Three-month delivery copper was little changed at $7,633 a metric ton on the London Metal Exchange at 2:32 p.m. in Singapore. The metal climbed to $7,689 a ton yesterday, the highest level since April 27, on better-than-expected data from the U.S. and China this week. In Shanghai, December-delivery copper was little changed at 59,880 yuan ($8,803) a ton, 3.6 percent higher this week, the most since the week ending July 23.
"Base metals maintained gains despite LME warehouse data showing inventory builds in most metals, suggesting the market is currently focusing more on the macro-demand backdrop rather than supply,” Mark Pervan, head of commodity research at Australia & New Zealand Banking Group Ltd., wrote in a note today.

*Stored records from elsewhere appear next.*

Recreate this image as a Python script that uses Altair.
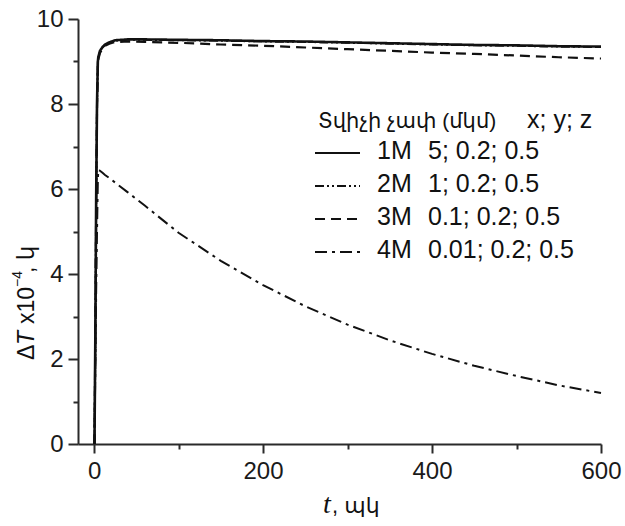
import altair as alt
import pandas as pd

# ---- data ----
t_values = [0.5, 1.5, 2.5, 3.5, 4.5, 5, 7, 10, 13, 18, 25, 40, 60, 100, 150,
            200, 250, 300, 350, 400, 450, 500, 550, 600]
series_1m = [0, 2.5, 5.8, 8.0, 9.0, 9.1, 9.25, 9.34, 9.40, 9.45, 9.50, 9.52, 9.52,
             9.51, 9.50, 9.48, 9.47, 9.45, 9.43, 9.41, 9.39, 9.38, 9.36, 9.35]
series_2m = [0, 2.45, 5.75, 7.95, 8.98, 9.08, 9.24, 9.33, 9.39, 9.44, 9.49, 9.51, 9.51,
             9.50, 9.49, 9.47, 9.46, 9.44, 9.42, 9.40, 9.38, 9.37, 9.35, 9.34]
series_3m = [0, 2.4, 5.6, 7.9, 8.9, 9.05, 9.2, 9.3, 9.37, 9.42, 9.46, 9.47, 9.46,
             9.44, 9.40, 9.37, 9.33, 9.29, 9.25, 9.21, 9.18, 9.14, 9.10, 9.07]
series_4m = [0, 1.8, 3.6, 5.0, 6.2, 6.45, 6.43, 6.38, 6.33, 6.26, 6.15, 5.92, 5.61,
             4.97, 4.31, 3.74, 3.24, 2.81, 2.44, 2.12, 1.84, 1.60, 1.38, 1.20]

series_names = ["1M", "2M", "3M", "4M"]
series_sizes = ["5; 0.2; 0.5", "1; 0.2; 0.5", "0.1; 0.2; 0.5", "0.01; 0.2; 0.5"]
x_ticks = [0, 200, 400, 600]
x_minor = [100, 300, 500]
y_ticks = [0, 2, 4, 6, 8, 10]
y_minor = [1, 3, 5, 7, 9]

legend_title = "Տվիչի չափ (մկմ)"
legend_cols = "x; y; z"
x_unit = ", պկ"
y_unit = ", կ"

# ---- styles ----
dashes = {"1M": [1, 0], "2M": [9, 3, 2, 3, 2, 3], "3M": [10, 6], "4M": [12, 5, 3, 5]}
widths = {"1M": 2.6, "2M": 2.0, "3M": 2.2, "4M": 2.0}
INK = "#111111"
SANS = "Liberation Sans, Arial, DejaVu Sans"

rows = []
for name, vals in zip(series_names, [series_1m, series_2m, series_3m, series_4m]):
    for t, v in zip(t_values, vals):
        rows.append({"t": t, "v": v, "s": name})
df = pd.DataFrame(rows)

x_scale = alt.Scale(domain=[-19, 600], nice=False, zero=False)
y_scale = alt.Scale(domain=[0, 10], nice=False, zero=False)

x_axis = alt.Axis(values=x_ticks, title=None, tickSize=9, labelPadding=6,
                  format="d", orient="bottom")
y_axis = alt.Axis(values=y_ticks, title=None, tickSize=10, labelPadding=5,
                  format="d", orient="left")


def series_layer(name, with_axis=False):
    return alt.Chart(df).transform_filter(alt.datum.s == name).mark_line(
        color=INK, strokeDash=dashes[name], strokeWidth=widths[name], strokeCap="butt"
    ).encode(
        x=alt.X("t:Q", scale=x_scale, axis=x_axis if with_axis else None),
        y=alt.Y("v:Q", scale=y_scale, axis=y_axis if with_axis else None),
        order=alt.Order("t:Q"),
    )


minor = alt.Chart(df).mark_point(opacity=0).encode(
    x=alt.X("t:Q", scale=x_scale,
            axis=alt.Axis(values=x_minor, labels=False, domain=False, tickSize=5,
                          title=None, orient="bottom")),
    y=alt.Y("v:Q", scale=y_scale,
            axis=alt.Axis(values=y_minor, labels=False, domain=False, tickSize=5,
                          title=None, orient="left")),
)


def label(text, x, y, size, font=SANS, style="normal", angle=0, align="left"):
    return alt.Chart(pd.DataFrame({"txt": [text]})).mark_text(
        align=align, baseline="alphabetic", fontSize=size, font=font,
        fontStyle=style, angle=angle, color=INK
    ).encode(x=alt.value(x), y=alt.value(y), text="txt:N")


def legend_line(name, y):
    return alt.Chart(pd.DataFrame({"k": [0]})).mark_rule(
        color=INK, strokeDash=dashes[name], strokeWidth=2.0, strokeCap="butt"
    ).encode(x=alt.value(237), x2=alt.value(282), y=alt.value(y))


annotations = []
# legend
annotations.append(label(legend_title, 240, 109, 21))
annotations.append(label(legend_cols, 449, 109, 25))
row_base = [140, 173, 206, 239]
for i, name in enumerate(series_names):
    annotations.append(legend_line(name, row_base[i] - 6))
    annotations.append(label(name, 299, row_base[i], 25))
    annotations.append(label(series_sizes[i], 350, row_base[i], 25))

# y title (rotated pieces)
annotations.append(label("Δ", -44, 341, 23, angle=270))
annotations.append(label("T", -44, 326, 23, style="italic", angle=270))
annotations.append(label("x10", -44, 305, 23, angle=270))
annotations.append(label("−4", -56, 268, 14, angle=270))
annotations.append(label(y_unit, -44, 254, 23, angle=270))

# x title
annotations.append(label("t", 245, 494, 28, font="Liberation Serif", style="italic"))
annotations.append(label(x_unit, 254, 494, 22))

chart = alt.layer(
    series_layer("2M", with_axis=True),
    minor,
    series_layer("3M"),
    series_layer("4M"),
    series_layer("1M"),
    *annotations,
).resolve_axis(x="independent", y="independent").properties(
    width=523,
    height=425,
    autosize=alt.AutoSizeParams(type="none"),
    padding={"left": 78, "top": 19, "right": 24, "bottom": 82},
    background="white",
).configure_axis(
    labelFont=SANS,
    labelFontSize=24,
    labelColor="#1a1a1a",
    domainColor="#2a2a2a",
    tickColor="#2a2a2a",
    domainWidth=2,
    tickWidth=2,
    grid=False,
    labelOverlap=False,
    labelFlush=False,
).configure_view(stroke=None)

chart.save("out.html", embed_options={"renderer": "svg", "actions": False})
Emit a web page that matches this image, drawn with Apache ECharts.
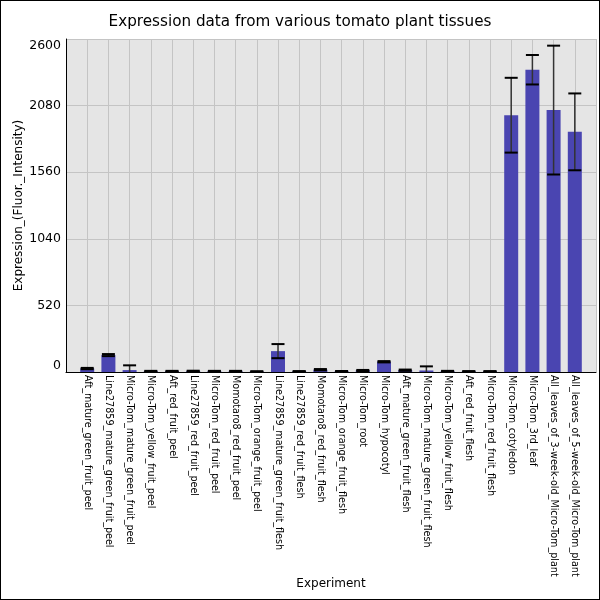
<!DOCTYPE html>
<html>
<head>
<meta charset="utf-8">
<script src="https://cdn.jsdelivr.net/npm/echarts@6/dist/echarts.min.js"></script>
<style>
  html, body { margin: 0; padding: 0; background: #fff; }
  #chart { width: 600px; height: 600px; box-sizing: border-box; border: 1px solid #000; }
</style>
</head>
<body>
<div id="chart"></div>
<script>
const tissues = [
  "Aft_mature_green_fruit_peel",
  "Line27859_mature_green_fruit_peel",
  "Micro-Tom_mature_green_fruit_peel",
  "Micro-Tom_yellow_fruit_peel",
  "Aft_red_fruit_peel",
  "Line27859_red_fruit_peel",
  "Micro-Tom_red_fruit_peel",
  "Momotaro8_red_fruit_peel",
  "Micro-Tom_orange_fruit_peel",
  "Line27859_mature_green_fruit_flesh",
  "Line27859_red_fruit_flesh",
  "Momotaro8_red_fruit_flesh",
  "Micro-Tom_orange_fruit_flesh",
  "Micro-Tom_root",
  "Micro-Tom_hypocotyl",
  "Aft_mature_green_fruit_flesh",
  "Micro-Tom_mature_green_fruit_flesh",
  "Micro-Tom_yellow_fruit_flesh",
  "Aft_red_fruit_flesh",
  "Micro-Tom_red_fruit_flesh",
  "Micro-Tom_cotyledon",
  "Micro-Tom_3rd_leaf",
  "All_leaves_of_3-week-old_Micro-Tom_plant",
  "All_leaves_of_5-week-old_Micro-Tom_plant"
];
const expression = [27, 132, 15, 6, 6, 7, 6, 6, 4, 163, 5, 18, 5, 12, 80, 14, 12, 6, 5, 5, 2005, 2360, 2045, 1875];
const stdDev = [5, 8, 37, 3, 3, 3, 3, 3, 2, 55, 2, 5, 3, 4, 5, 5, 32, 3, 2, 2, 292, 115, 503, 300];
const yTicks = [0, 520, 1040, 1560, 2080, 2600];

// pad with empty slots so there is a full band on each side
const cats = [""].concat(tissues, [""]);
const barData = expression.map((v, i) => [i + 1, v]);
const errData = expression.map((v, i) => [i + 1, v - stdDev[i], v + stdDev[i]]);

const chart = echarts.init(document.getElementById("chart"));
chart.setOption({
  animation: false,
  textStyle: { fontFamily: "DejaVu Sans" },
  title: {
    text: "Expression data from various tomato plant tissues",
    left: "center",
    top: 9,
    textStyle: { fontSize: 15.2, fontWeight: "normal", color: "#000", fontFamily: "DejaVu Sans" }
  },
  grid: {
    left: 65, right: 3, top: 38, bottom: 227,
    outerBoundsMode: "none",
    containLabel: false,
    backgroundColor: "#e5e5e5", show: true, borderWidth: 0
  },
  xAxis: {
    type: "category",
    data: cats,
    boundaryGap: false,
    name: "Experiment",
    nameLocation: "middle",
    nameGap: 206,
    nameMoveOverlap: false,
    nameTextStyle: { fontSize: 12, color: "#000" },
    axisLine: { lineStyle: { color: "#000", width: 1 } },
    axisTick: { show: false },
    axisLabel: { rotate: -90, interval: 0, fontSize: 9.6, color: "#000", margin: 3 },
    splitLine: { show: true, lineStyle: { color: "#c4c4c4", width: 1 } }
  },
  yAxis: {
    type: "value",
    min: yTicks[0],
    max: yTicks[yTicks.length - 1],
    interval: yTicks[1] - yTicks[0],
    name: "Expression_(Fluor._Intensity)",
    nameLocation: "middle",
    nameGap: 41,
    nameMoveOverlap: false,
    nameTextStyle: { fontSize: 12, color: "#000" },
    axisLine: { show: true, lineStyle: { color: "#000", width: 1 } },
    axisTick: { show: false },
    axisLabel: {
      fontSize: 12.5, color: "#000", margin: 5,
      formatter: v => String(v),
      verticalAlignMinLabel: "bottom", verticalAlignMaxLabel: "top"
    },
    splitLine: { lineStyle: { color: "#c4c4c4", width: 1 } }
  },
  series: [
    {
      type: "bar",
      data: barData,
      barWidth: 14,
      itemStyle: { color: "#4a45b1" }
    },
    {
      type: "custom",
      data: errData,
      z: 5,
      clip: true,
      renderItem: function (params, api) {
        const x = api.value(0);
        const lo = api.coord([x, api.value(1)]);
        const hi = api.coord([x, api.value(2)]);
        const half = 6.5;
        return {
          type: "group",
          children: [
            { type: "line", shape: { x1: lo[0], y1: lo[1], x2: hi[0], y2: hi[1] }, style: { stroke: "#333", lineWidth: 1.5 } },
            { type: "line", shape: { x1: hi[0] - half, y1: hi[1], x2: hi[0] + half, y2: hi[1] }, style: { stroke: "#000", lineWidth: 2 } },
            { type: "line", shape: { x1: lo[0] - half, y1: lo[1], x2: lo[0] + half, y2: lo[1] }, style: { stroke: "#000", lineWidth: 2 } }
          ]
        };
      }
    }
  ]
});
</script>
</body>
</html>
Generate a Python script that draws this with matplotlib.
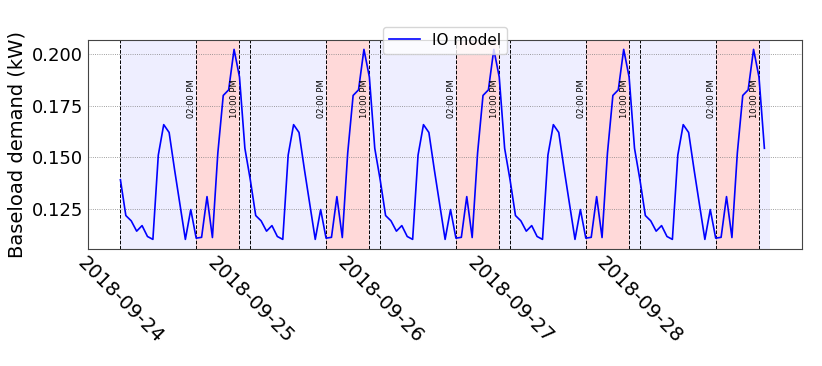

Prices have declined from their peaks “as investors turned their attention to the pending U.S. jobs data,” he said.
Private payrolls that exclude government agencies rose by 40,000 after a 71,000 July gain, and the jobless rate climbed to 9.6 percent, according to the median estimate of economists surveyed by Bloomberg News. Total employment may have dropped for a third consecutive month as census workers were let go.
Inventories of copper in LME warehouses rose for a second day to 399,475 tons yesterday. Stockpiles of the metal tallied by the Shanghai Futures Exchange also increased last week.
Technical Analysis
Technical charts some traders use to forecast movements suggested copper’s rally may be capped by its two-year downtrend line resistance of $7,851, Karen Jones, Commerzbank AG’s head of fixed income, currency and commodities technical analysis research, wrote in a report yesterday.
Copper is currently supported by the 200-day and 55-day moving averages at $7,108 and $6,963 respectively, as well as the three-month uptrend line support at $6,931, Jones wrote. An “upside bias” remains above these levels, she added.
Below these levels would see copper target the mid-July low of $6,470, mid-May low of $6,415, February low of $6,225 and June low of $6,037.50, wrote Jones.
Copper in London is still up 2.3 percent this week after U.S. initial jobless claims fell and pending home sales unexpectedly increased. In China, the purchasing managers’ index rose more than forecast to 51.7 in August from 51.2 in July, beating a median estimate of 51.5 in a Bloomberg News survey, a government-backed report showed Sept. 1.
Aluminum in London was little changed at $2,148 a ton, zinc declined 1 percent to $2,152.25 a ton, and lead was little changed at $2,153 a ton. Nickel gained 1.3 percent to $21,920 a ton, and tin rose 0.4 percent to $21,500 a ton.